OpenClaw open-source contribution and memory-system rebuild

Problem

The upstream version's memory is a single-layer vector retrieval: no forgetting mechanism, no proactive extraction, and if the embedding service so much as hiccups, the whole memory system goes down with it. Long conversations also blow past the token budget — and upstream underestimates CJK token counts by roughly 40%, which makes Chinese-language scenarios noticeably worse.

Approach

Start by earning trust in the small: submit a PR fixing a misconfigured MiniMax API endpoint — already merged upstream. Then fork and customize deeply: (1) rebuild the single-layer vector retrieval into a three-tier cognitive memory architecture (retrieval-engine layer / cognitive-memory layer / scheduling layer), adding forgetting and proactive extraction; (2) a four-tier retrieval fallback chain: embedding failure → fallback provider → keyword-only → SQL LIKE multi-token scoring, so any layer going down has the next one to catch it; (3) four-layer context management: entry truncation (60% head + 30% tail, with full content persisted to disk and readable on demand) → three-stage progressive trimming → persisted-session cleanup (atomic writes that replace digested, redundant tool output) → CJK-aware token budgeting.

What this project proves

Writing a project from scratch makes it easy to "just stay in your own comfort zone." The difficulty of the OpenClaw work is this: reading the internal architecture of an active open-source Agent project, pointing out its structural problems, and then fixing them.

What I changed

Memory: from one tier to three. The upstream version is essentially "stuff it into the vector store, pull it back by similarity" — no forgetting, no proactive extraction. After the rebuild it splits into a retrieval-engine layer, a cognitive-memory layer, and a scheduling layer, so memory finally has a lifecycle.

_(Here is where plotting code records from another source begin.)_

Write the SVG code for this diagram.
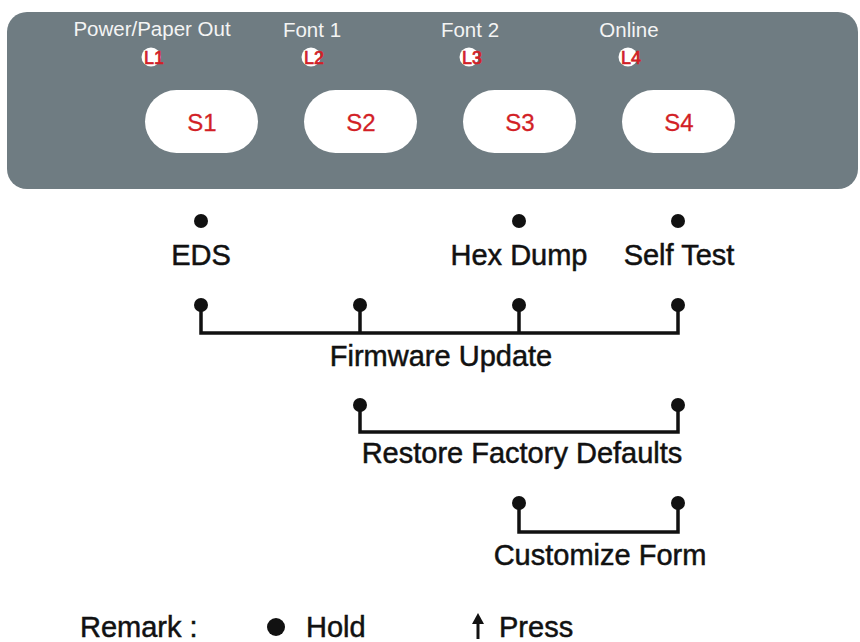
<svg xmlns="http://www.w3.org/2000/svg" width="860" height="642" viewBox="0 0 860 642">
<defs>
<style>
.panel{fill:#6f7c82}
.btn{fill:#ffffff}
.btxt{font-family:"Liberation Sans",Arial,sans-serif;font-size:24px;fill:#d21f26;text-anchor:middle;stroke:#d21f26;stroke-width:0.3}
.led{fill:#ffffff}
.ltxt{font-family:"Liberation Sans",Arial,sans-serif;font-size:18px;fill:#d21f26;stroke:#d21f26;stroke-width:0.7}
.ptxt{font-family:"Liberation Sans",Arial,sans-serif;font-size:20.5px;fill:#f4f4f4;text-anchor:middle}
.lbl{font-family:"Liberation Sans",Arial,sans-serif;font-size:29px;fill:#111111;text-anchor:middle;stroke:#111111;stroke-width:0.5}
.dot{fill:#111111}
.wire{fill:none;stroke:#111111;stroke-width:3.5;stroke-linejoin:miter}
</style>
</defs>
<rect width="860" height="642" fill="#ffffff"/>
<g id="panel">
<rect class="panel" x="7" y="12" width="851" height="177" rx="20"/>
</g>
<g id="key1">
<text class="ptxt" x="152" y="36">Power/Paper Out</text>
<circle class="led" cx="151" cy="57" r="9.5"/>
<text class="ltxt" x="144" y="64">L1</text>
<rect class="btn" x="145" y="90" width="113" height="63" rx="31.5"/>
<text class="btxt" x="202" y="131">S1</text>
</g>
<g id="key2">
<text class="ptxt" x="312" y="37">Font 1</text>
<circle class="led" cx="311" cy="57" r="9.5"/>
<text class="ltxt" x="304" y="64">L2</text>
<rect class="btn" x="304" y="90" width="113" height="63" rx="31.5"/>
<text class="btxt" x="361" y="131">S2</text>
</g>
<g id="key3">
<text class="ptxt" x="470" y="37">Font 2</text>
<circle class="led" cx="469" cy="57" r="9.5"/>
<text class="ltxt" x="462" y="64">L3</text>
<rect class="btn" x="463" y="90" width="113" height="63" rx="31.5"/>
<text class="btxt" x="520" y="131">S3</text>
</g>
<g id="key4">
<text class="ptxt" x="629" y="37">Online</text>
<circle class="led" cx="628" cy="57" r="9.5"/>
<text class="ltxt" x="621" y="64">L4</text>
<rect class="btn" x="622" y="90" width="113" height="63" rx="31.5"/>
<text class="btxt" x="679" y="131">S4</text>
</g>
<g id="connectors">
<path class="wire" d="M201 305 V333 H678 V305 M360 305 V333 M519 305 V333"/>
<path class="wire" d="M360 405 V432 H678 V405"/>
<path class="wire" d="M519 503 V532 H678 V503"/>
</g>
<g id="eds">
<circle class="dot" cx="201" cy="221" r="7"/>
<text class="lbl" x="201" y="265">EDS</text>
</g>
<g id="hexdump">
<circle class="dot" cx="519" cy="221" r="7"/>
<text class="lbl" x="519" y="265">Hex Dump</text>
</g>
<g id="selftest">
<circle class="dot" cx="678" cy="221" r="7"/>
<text class="lbl" x="679" y="265">Self Test</text>
</g>
<g id="firmware">
<circle class="dot" cx="201" cy="305" r="7"/>
<circle class="dot" cx="360" cy="305" r="7"/>
<circle class="dot" cx="519" cy="305" r="7"/>
<circle class="dot" cx="678" cy="305" r="7"/>
<text class="lbl" x="441" y="366">Firmware Update</text>
</g>
<g id="restore">
<circle class="dot" cx="360" cy="405" r="7"/>
<circle class="dot" cx="678" cy="405" r="7"/>
<text class="lbl" x="522" y="463">Restore Factory Defaults</text>
</g>
<g id="customize">
<circle class="dot" cx="519" cy="503" r="7"/>
<circle class="dot" cx="678" cy="503" r="7"/>
<text class="lbl" x="600" y="565">Customize Form</text>
</g>
<g id="remark">
<text class="lbl" x="80" y="637" style="text-anchor:start">Remark :</text>
<circle class="dot" cx="276" cy="627" r="9"/>
<text class="lbl" x="306" y="637" style="text-anchor:start">Hold</text>
<path class="dot" d="M478 613 L484 624 L472 624 Z"/>
<line x1="478" y1="622" x2="478" y2="639" stroke="#111111" stroke-width="3"/>
<text class="lbl" x="499" y="637" style="text-anchor:start">Press</text>
</g>
</svg>
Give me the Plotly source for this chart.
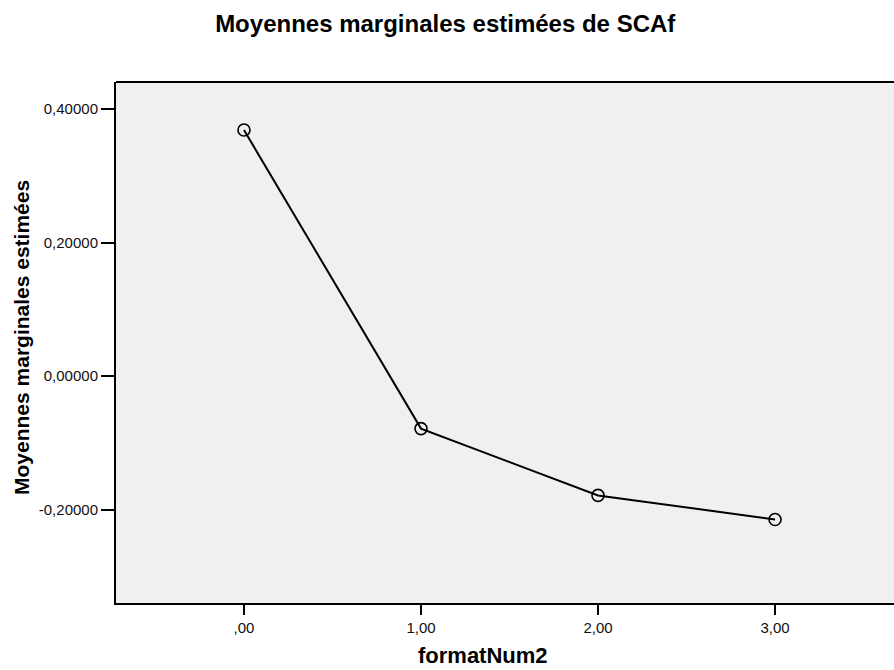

Availability: four-tier retrieval fallback. In the upstream version, the moment the embedding service goes down, memory is entirely unusable. After the rebuild: embedding → fallback provider → keyword-only → SQL LIKE multi-token scoring, each tier catching the one above. (Look familiar? The "real AI → demo mode" fallback in this site's chat path is the same design philosophy.)

Context: four-layer management. Entry truncation keeps the head 60% and tail 30% while persisting full content to disk to read on demand; three-stage progressive trimming; persisted-session cleanup that uses atomic writes to replace digested, redundant tool output; and finally CJK-aware token budgeting — upstream's ~40% underestimate for Chinese throws off every upstream strategy, and this correction is the prerequisite for the whole thing being usable in Chinese.

It started with a merged PR

Fixing a misconfigured MiniMax API endpoint — tiny, but it went through the full open-source collaboration loop: spot the problem, locate it, open the PR, pass review, get merged.